I have finally gotten my motto. This is a philosophy I landed upon as a teenager - to see the world from the vantage point of future children I'll never meet.
Let's label this the "Lithium Rule"... Since if it isn't searchable, it hasn't been labelled as of yet. It helps that I misspelled "Ancestors", of course.
"Do unto the others yet to be born as you wish your ancestors would have done unto you"
Surely I'm not the first one to come up with this? But Google suggests I may be the first to publish it online (which I'm quite aware isn't all 8 billion of us with that privilege... and also this is in English). I searched it both ways, done for you or done unto you... first dibs. It is...
The Lithium Rule.
Do not do to future generations that which you wouldn't want previous generations to do to ours.
Future yet to be born children are innocent, and we are impacting the world, and consuming its resources, in ways that will affect them - perhaps gravely. That was my focus, it's my religion if you will, and it's why I'm conservative about mining and liberal about recycling.My firstborn twins... 1996. I was thinking about them in 1978, when I became a recycler.

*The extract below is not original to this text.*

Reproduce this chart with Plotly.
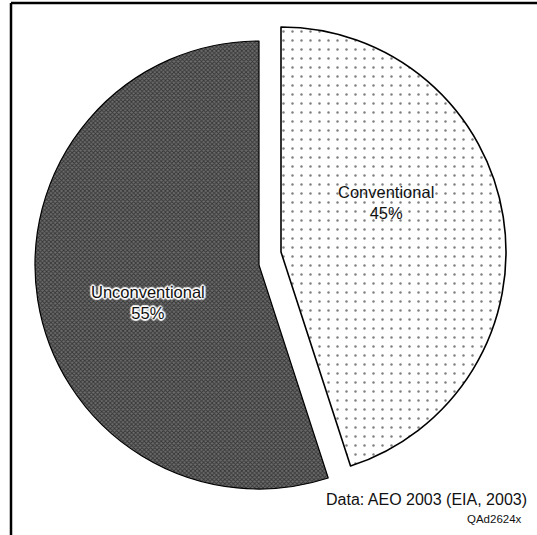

The"Golden Rule", to do unto others as you would have others do unto you, I was raised to believe was the most important rule to follow in my lifetime (along with "be true to thine own self, thanks to Great Grandma Minnie Freeland).
My parents were the first of their families - multi generations - to get college degrees (Ph.D dad, Journalism BA History, MA mom, German). They were able to give the Golden Rule its first international perspective, telling me that it's not unique to Christianity, that it is in most cultures, but that in most cultures it's in a negative - do NOT do unto others something you would NOT want them to do unto you. They told me it actually works better than the Christian English version.
"Do not do unto the others yet to be born something you would not wish your ancestors would have done unto you"
That "broader view" of the "most important directive" perhaps set the ball rolling for me to identify "others" not as my contemporaries, not of my neighbors, not of my peers, but of people I cannot claim to really know personally. The "Lithium Rule" specifies others to be children of the future, yet to be born, for whom my personal reputation will be meaningless dust.
There's a double nurture perspective as well.
"Do unto the others yet to be born as you wish your they would do unto your children"
There's a lot of other ground that could be covered here. If the Golden Rule is temporally fixed upon the living, not recognizing our deeds have effects on future generations, there's room for other derivatives.
The Indium Rule might be "Do Unto Other Species As You Would Have Other Species Do Unto You."
When Ancestors is spelled correctly, by the way, the top Google result is a letter from Abigail Adams, wife of "founding father" John Adams.